Tuesday, April 07, 2015
Fibromyalgia - how it almost destroyed everything in my life
Things got to a point where I had to do something about my constant lethargy, and the frequent aches and pains I got after long work days. It started to affect my sleep, my productivity, and my mood crashed with every energy low.
It got so bad one particular night, the aches and pains, that I couldn't sleep. I went to the A&E and got painkillers for a pain score of 6/10, Thereafter, my productivity came back. But after awhile, the painkillers didn't make my pain go away, merely lessening it. The pain level was getting worse.

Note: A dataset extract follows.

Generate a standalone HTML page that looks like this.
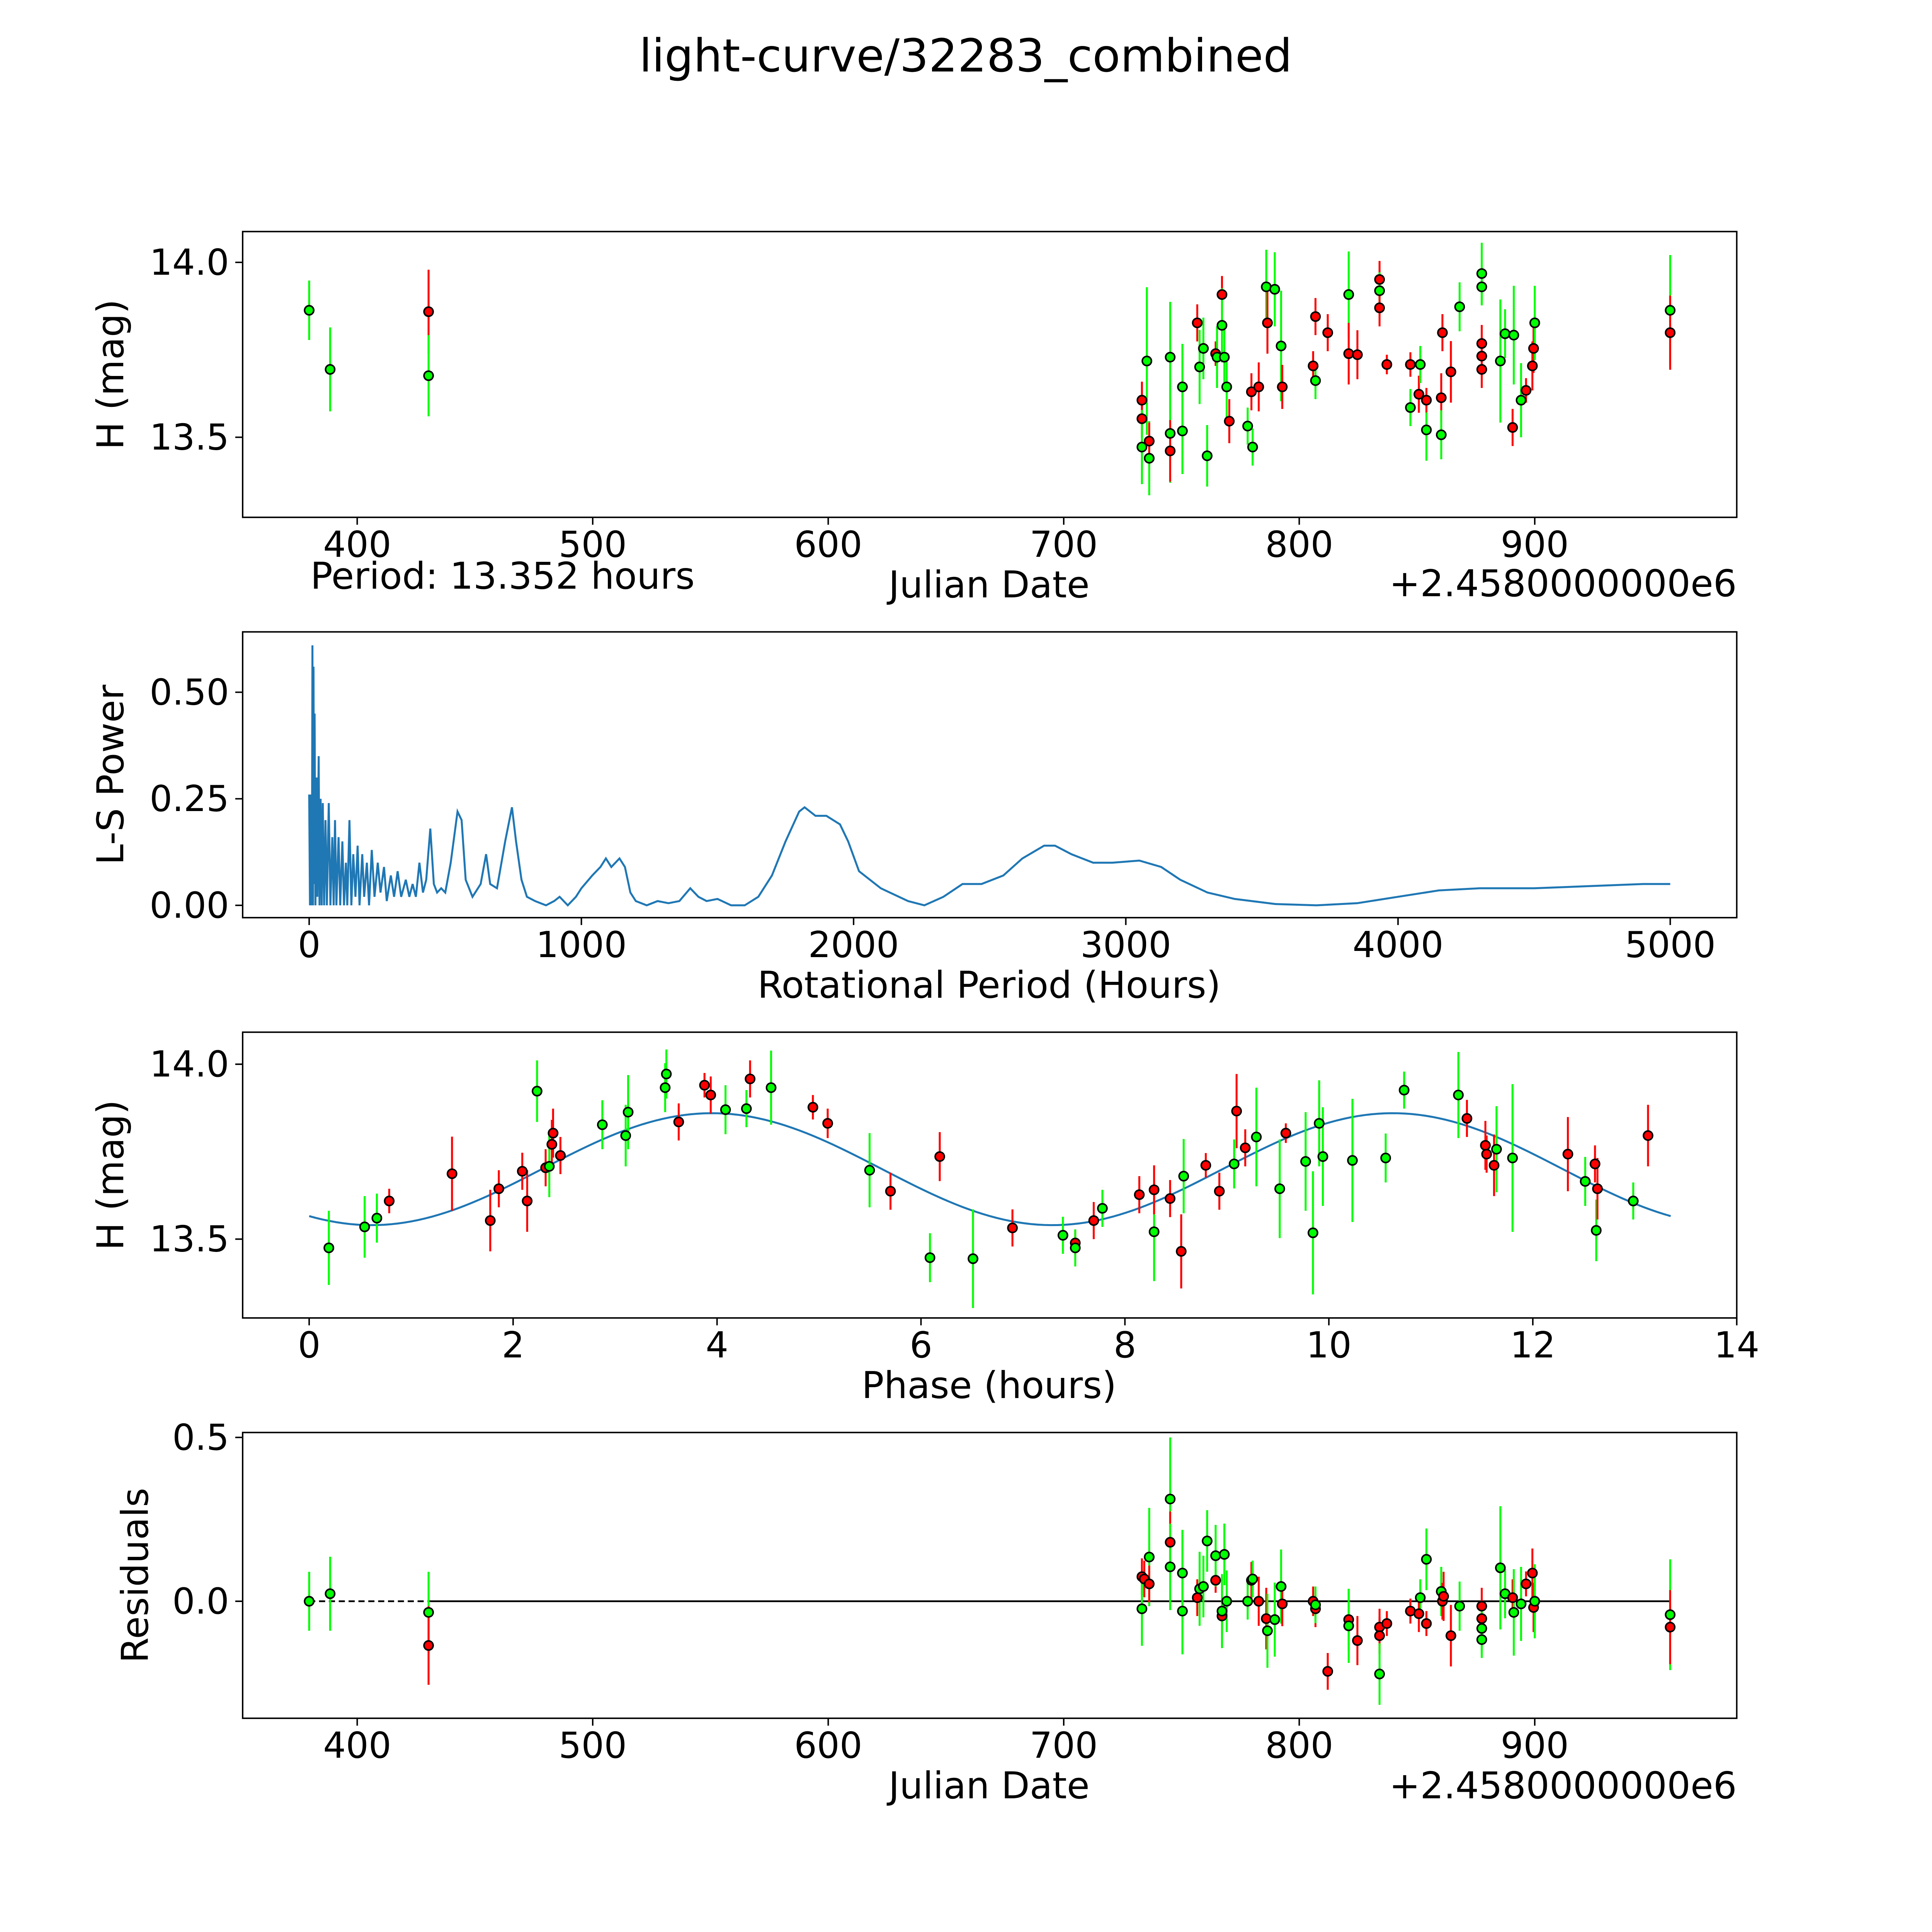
<!DOCTYPE html>
<html><head><meta charset="utf-8"><style>
html,body{margin:0;padding:0;background:#fff;overflow:hidden}
svg{display:block}
text{font-family:"DejaVu Sans","Liberation Sans",sans-serif;fill:#000}
</style></head><body>
<svg id="fig" xmlns="http://www.w3.org/2000/svg" width="5400" height="5400" viewBox="0 0 1694 1694">
<rect width="1694" height="1694" fill="#fff"/>
<text x="784" y="58" font-size="37" text-anchor="middle">light-curve/32283_combined</text>
</svg>
<script>
// ---- Panel 1: light curve vs date ----
const lcDate=[379.6,388.5,430.3,430.3,733.2,733.2,733.2,735.3,736.3,736.3,745.2,745.2,745.2,750.4,750.4,756.7,757.7,759.3,760.9,764.5,765.1,767.2,767.2,768.2,769.2,770.3,778.1,779.7,780.2,782.8,786.0,786.5,789.6,792.3,792.8,805.9,806.9,806.9,812.1,821.0,821.0,824.7,834.1,834.1,834.1,837.2,847.2,847.2,850.8,851.4,854.0,854.0,860.3,860.3,860.8,864.4,868.1,877.5,877.5,877.5,877.5,877.5,885.4,887.4,890.6,891.1,894.2,896.3,899.0,899.5,900.0,957.5,957.5];
const lcMag=[13.863,13.694,13.859,13.676,13.606,13.553,13.472,13.718,13.440,13.489,13.729,13.511,13.461,13.644,13.518,13.827,13.701,13.754,13.447,13.739,13.729,13.908,13.820,13.729,13.644,13.546,13.532,13.630,13.472,13.644,13.930,13.827,13.923,13.761,13.644,13.704,13.662,13.845,13.799,13.908,13.739,13.736,13.951,13.919,13.870,13.708,13.585,13.708,13.623,13.708,13.521,13.606,13.613,13.507,13.799,13.687,13.873,13.968,13.930,13.768,13.732,13.694,13.718,13.796,13.528,13.792,13.606,13.634,13.704,13.754,13.827,13.863,13.799];
const lcErr=[.085,.120,.120,.116,.053,.053,.106,.211,.106,.053,.158,.141,.088,.123,.123,.053,.106,.088,.088,.035,.088,.053,.106,.088,.088,.063,.053,.053,.053,.070,.106,.088,.106,.158,.063,.042,.053,.053,.053,.123,.088,.070,.053,.053,.053,.028,.053,.035,.053,.053,.088,.035,.070,.070,.053,.088,.070,.088,.053,.053,.053,.053,.176,.070,.053,.141,.106,.035,.070,.070,.106,.158,.106];
const lcFilt="GGRGRRGGGRGGRGGRGGGRGRGGGRGRGRGRGGRRGRRGRRRGRRGRRGGRRGRRGGGRRRGGRGGRRRGGR".split("");

// ---- Panel 2: periodogram ----
const lsPeriod=[0,3,6,10,12,14,16,18,20,23,27,30,35,38,42,46,50,55,60,65,72,78,85,90,95,100,108,114,122,128,135,140,148,155,162,170,178,185,195,202,212,220,230,240,252,262,275,285,300,312,325,338,355,368,380,392,405,418,430,445,458,470,485,500,520,545,560,575,600,630,650,665,690,720,745,760,780,800,830,870,900,920,950,980,1000,1040,1070,1090,1110,1140,1160,1180,1200,1240,1280,1320,1360,1400,1430,1460,1500,1550,1600,1650,1700,1750,1800,1820,1860,1900,1950,1980,2020,2100,2200,2260,2330,2400,2470,2550,2620,2700,2740,2800,2880,2950,3050,3130,3200,3300,3400,3550,3700,3850,4000,4150,4300,4500,4700,4900,5000];
const lsPower=[0.26,0,0.26,0,0.61,0,0.56,0.05,0.45,0,0.3,0.02,0.35,0,0.25,0,0.24,0,0.2,0,0.24,0,0.16,0,0.2,0,0.16,0,0.15,0,0.1,0,0.2,0,0.12,0.02,0.14,0,0.12,0.02,0.1,0,0.13,0.02,0.1,0.03,0.09,0.01,0.07,0.02,0.08,0.02,0.06,0.02,0.05,0.02,0.1,0.03,0.06,0.18,0.05,0.03,0.04,0.03,0.10,0.22,0.2,0.06,0.02,0.05,0.12,0.05,0.04,0.15,0.23,0.15,0.06,0.02,0.01,0,0.01,0.02,0,0.02,0.04,0.07,0.09,0.11,0.09,0.11,0.09,0.03,0.01,0,0.01,0.005,0.01,0.04,0.02,0.01,0.015,0,0,0.02,0.07,0.15,0.22,0.23,0.21,0.21,0.19,0.15,0.08,0.04,0.01,0,0.02,0.05,0.05,0.07,0.11,0.14,0.14,0.12,0.1,0.1,0.105,0.09,0.06,0.03,0.015,0.003,0,0.005,0.02,0.035,0.04,0.04,0.045,0.05,0.05];

// ---- Panel 3: phased light curve ----
const phPhase=[0.193,0.544,0.664,0.785,1.401,1.776,1.860,2.090,2.138,2.235,2.319,2.355,2.380,2.392,2.464,2.875,3.104,3.128,3.491,3.503,3.624,3.877,3.938,4.083,4.288,4.324,4.530,4.940,5.085,5.496,5.701,6.088,6.184,6.510,6.897,7.392,7.513,7.513,7.694,7.779,8.141,8.286,8.286,8.443,8.552,8.576,8.793,8.926,9.071,9.095,9.180,9.289,9.518,9.578,9.772,9.844,9.905,9.941,10.231,10.557,10.738,11.270,11.354,11.535,11.547,11.620,11.644,11.801,12.344,12.514,12.610,12.622,12.634,12.985,13.130];
const phMag=[13.475,13.535,13.560,13.609,13.687,13.553,13.644,13.694,13.609,13.923,13.704,13.708,13.771,13.803,13.739,13.827,13.796,13.863,13.933,13.972,13.835,13.940,13.912,13.870,13.873,13.958,13.933,13.877,13.831,13.697,13.637,13.447,13.736,13.444,13.532,13.511,13.489,13.475,13.553,13.588,13.627,13.521,13.641,13.616,13.465,13.680,13.711,13.637,13.715,13.866,13.761,13.792,13.644,13.803,13.722,13.518,13.831,13.736,13.725,13.732,13.926,13.912,13.845,13.768,13.743,13.711,13.757,13.732,13.743,13.665,13.715,13.525,13.644,13.609,13.796];
const phErr=[.106,.088,.070,.035,.106,.088,.053,.053,.088,.088,.053,.088,.070,.070,.053,.070,.088,.106,.070,.070,.053,.035,.053,.070,.053,.053,.106,.035,.042,.106,.053,.070,.070,.141,.053,.053,.035,.053,.053,.053,.053,.141,.070,.053,.106,.106,.035,.053,.070,.106,.053,.141,.141,.028,.141,.176,.123,.141,.176,.070,.053,.123,.053,.070,.053,.088,.123,.211,.106,.070,.053,.088,.088,.053,.088];
const phFilt="GGGRRRRRRGRGRRRGGGGGRRRGGRGRRGRGRGRGRGRGRGRRRGRRGRRGGRGGGGGGGGRRRRGGRGRGRGR".split("");
const modelMean=13.70, modelAmp=0.16, modelPeak=3.95, period=13.352;

// ---- Panel 4: residuals ----
const resDate=[379.6,388.5,430.3,430.3,733.2,733.2,734.2,736.3,736.3,745.2,745.2,745.2,750.4,750.4,756.7,757.7,759.3,760.9,764.5,764.5,767.2,767.2,768.2,769.2,778.1,779.7,780.2,782.8,786.0,786.5,789.6,792.3,792.8,805.9,806.9,806.9,812.1,821.0,821.0,824.7,834.1,834.1,834.1,837.2,847.2,851.4,850.8,854.0,854.0,860.3,860.8,861.3,864.4,868.1,877.5,877.5,877.5,877.5,885.4,887.4,890.6,891.1,894.2,896.3,899.0,899.5,900.0,957.5,957.5];
const resVal=[0,.023,-.034,-.135,.075,-.023,.068,.135,.053,.312,.180,.105,.086,-.030,.011,.038,.045,.184,.064,.139,-.045,-.030,.143,0,0,.064,.068,0,-.053,-.090,-.056,.045,-.008,0,-.023,-.011,-.214,-.056,-.075,-.120,-.079,-.105,-.222,-.068,-.030,.011,-.038,.128,-.068,.030,0,.015,-.105,-.015,-.015,-.053,-.083,-.117,.102,.023,.011,-.034,-.008,.053,.086,-.019,0,-.041,-.079];
const resErr=[.090,.113,.124,.120,.056,.113,.056,.150,.056,.188,.094,.132,.132,.132,.056,.113,.094,.094,.038,.094,.056,.113,.094,.094,.056,.056,.056,.075,.094,.113,.113,.113,.068,.045,.056,.056,.056,.094,.113,.075,.056,.056,.094,.038,.038,.056,.056,.094,.038,.075,.056,.075,.094,.075,.056,.056,.075,.056,.188,.075,.056,.132,.113,.038,.075,.075,.113,.169,.113];
const resFilt="GGGRRGRGRGRGGGRGGGRGRGGGGRGRRGGGRRRGRRGRRRGRRGRGRGRRRGRRGGGGRGGRRRGGR".split("");

const jdTicks=[400,500,600,700,800,900];
const magTicks=[13.5,14.0];
const lsXTicks=[0,1000,2000,3000,4000,5000];
const lsYTicks=[0,0.25,0.5];
const phXTicks=[0,2,4,6,8,10,12,14];
const resTicks=[0,0.5];

const NS="http://www.w3.org/2000/svg";
const svg=document.getElementById('fig');
function el(tag,attrs,parent){const e=document.createElementNS(NS,tag);for(const k in attrs)e.setAttribute(k,attrs[k]);(parent||svg).appendChild(e);return e;}
function lin(d0,d1,p0,p1){return v=>p0+(v-d0)*(p1-p0)/(d1-d0);}
const COL={G:'#00ff00',R:'#ff0000'};
const L=197,R=1410;
const TF=29, LF=30;

function frame(name,top,bot,xs,ys,xt,yt,xfmt,yfmt,xlabel,ylabel,ylx,xlabelY){
  const g=el('g',{});
  
  
  xt.forEach(t=>{const x=xs(t);
    const tk=el('line',{x1:x,x2:x,y1:bot,y2:bot+6,stroke:'#000','stroke-width':1.2},g);
    
    
    const tl=el('text',{x:x,y:bot+32,'font-size':TF,'text-anchor':'middle'},g);tl.textContent=xfmt(t);
    
    });
  yt.forEach(t=>{const y=ys(t);
    const tk=el('line',{x1:L-6,x2:L,y1:y,y2:y,stroke:'#000','stroke-width':1.2},g);
    
    
    const tl=el('text',{x:L-11,y:y+10,'font-size':TF,'text-anchor':'end'},g);tl.textContent=yfmt(t);
    
    });
  const xl=el('text',{x:803,y:xlabelY,'font-size':LF,'text-anchor':'middle'},g);xl.textContent=xlabel;
  
  
  const cy=(top+bot)/2;
  const yl=el('text',{x:ylx,y:cy,'font-size':LF,'text-anchor':'middle',transform:`rotate(-90 ${ylx} ${cy})`},g);yl.textContent=ylabel;
  
  
  return g;
}
function box(top,bot){const b=el('rect',{x:L,y:top,width:R-L,height:bot-top,fill:'none',stroke:'#000','stroke-width':1.2});
  
  }
function pts(xs,ys,X,Y,E,F,gname){
  const g=el('g',{});
  
  
  for(let i=0;i<X.length;i++){
    const l=el('line',{x1:xs(X[i]),x2:xs(X[i]),y1:ys(Y[i]-E[i]),y2:ys(Y[i]+E[i]),stroke:COL[F[i]]||'#00ff00','stroke-width':1.6},g);
    
    
  }
  for(let i=0;i<X.length;i++){
    const c=el('circle',{cx:xs(X[i]),cy:ys(Y[i]),r:3.7,fill:COL[F[i]]||'#00ff00',stroke:'#000','stroke-width':1.3},g);
    
    
  }
}
const fmt1=v=>v.toFixed(1), fmt2=v=>v.toFixed(2), fmt0=v=>String(v);

// Panel 1
const x1=lin(400,900,290,1246), y1=lin(14.0,13.5,213,355);
frame('light-curve-axes',188,420,x1,y1,jdTicks,magTicks,fmt0,fmt1,'Julian Date','H (mag)',100,485);
pts(x1,y1,lcDate,lcMag,lcErr,lcFilt,'light-curve-points');
box(188,420);
let t=el('text',{x:252,y:478,'font-size':LF});t.textContent='Period: 13.352 hours';


t=el('text',{x:1410,y:484,'font-size':LF,'text-anchor':'end'});t.textContent='+2.4580000000e6';



// Panel 2
const x2=lin(0,5000,251,1356), y2=lin(0,0.5,735,562);
frame('periodogram-axes',513,745,x2,y2,lsXTicks,lsYTicks,fmt0,fmt2,'Rotational Period (Hours)','L-S Power',100,810);
const pl=el('polyline',{points:lsPeriod.map((p,i)=>x2(p)+','+y2(lsPower[i])).join(' '),fill:'none',stroke:'#1f77b4','stroke-width':1.6});


box(513,745);

// Panel 3
const x3=lin(0,14,251,1410), y3=lin(14.0,13.5,864,1006);
frame('phase-axes',838,1070,x3,y3,phXTicks,magTicks,fmt0,fmt1,'Phase (hours)','H (mag)',100,1135);
const mp=[];for(let k=0;k<=200;k++){const p=period*k/200;mp.push(x3(p)+','+y3(modelMean+modelAmp*Math.cos(2*Math.PI*(p-modelPeak)/(period/2))));}
const ml=el('polyline',{points:mp.join(' '),fill:'none',stroke:'#1f77b4','stroke-width':1.6});


pts(x3,y3,phPhase,phMag,phErr,phFilt,'phase-points');
box(838,1070);

// Panel 4
const y4=lin(0,0.5,1300,1167);
frame('residuals-axes',1163,1395,x1,y4,jdTicks,resTicks,fmt0,fmt1,'Julian Date','Residuals',120,1460);
const zl1=el('line',{x1:x1(379.6),x2:x1(430.3),y1:y4(0),y2:y4(0),stroke:'#000','stroke-width':1.4,'stroke-dasharray':'5,3'});


const zl2=el('line',{x1:x1(430.3),x2:x1(957.5),y1:y4(0),y2:y4(0),stroke:'#000','stroke-width':1.4});


pts(x1,y4,resDate,resVal,resErr,resFilt,'residual-points');
box(1163,1395);
t=el('text',{x:1410,y:1460,'font-size':LF,'text-anchor':'end'});t.textContent='+2.4580000000e6';


</script>
</body></html>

So I went to the neuro, and it turns out I now have fibromyalgia. I started on a chronic pain management antidepressant, which solves the neuro-chemical aspect of my body's pain receptors. It helped a bit, but did not make the pains go away. I was then put on another chronic pain medication. Things got only minimally better. It seemed I was right smack in the middle of a fibromyalgia flare
During this time, I tried to rest as much as possible, wanting to reverse the damage that I had done by overworking myself. My work suffered as a result. My volunteers had to do everything in my stead, and for those that needed my input, I was slow, delayed things, or never did them.
Finally, yesterday, I got referred to see a pain management specialist. I got an IV painkiller jab, and things became so much better today. But not before scaring everyone in my committee that I was so sick I might be warded and everyone had to do my work on my behalf, which was a near impossible feat.
I have worked myself in to a job which depends on me too much, even with maximum level of delegation possible at any one time.
Because of this disease, I am now even more of a burden to J. He has been there for me from the start since we got together, and even for the most patient of men, I had worn him out to bits with the addition of another chronic condition than depression and anxiety. The timing I came down with a fibromyalgia flare up was all wrong too; J's mom had just lost a battle to cancer.
To ease his compassion fatigue, I have to learn to manage my sicknesses on my own, without involving him. I have to try and act normal. I have to lessen his work burden in our cat rescue group too. Which means my own work burden grows bigger, but it is either that or my marriage gets further affected. All I want is for him to be happy, I view his unhappiness as my fault.
It is a critical time in my work because we have just moved to a bigger, more expensive place. I have to up the ante, and do more - take care of more cats, recruit and manage more volunteers, raise more funds. Now is not the time I should fall gravely ill, but I did. Up until yesterday, I had very little physical strength to go on, but I hope the effects of yesterday's jab made a difference. J has booked for me an appointment with a government hospital pain specialist too, so I know if things get worse again, I can turn to that. And I have to really manage the level of my physical exertion. I have to be less workaholic, rest even more.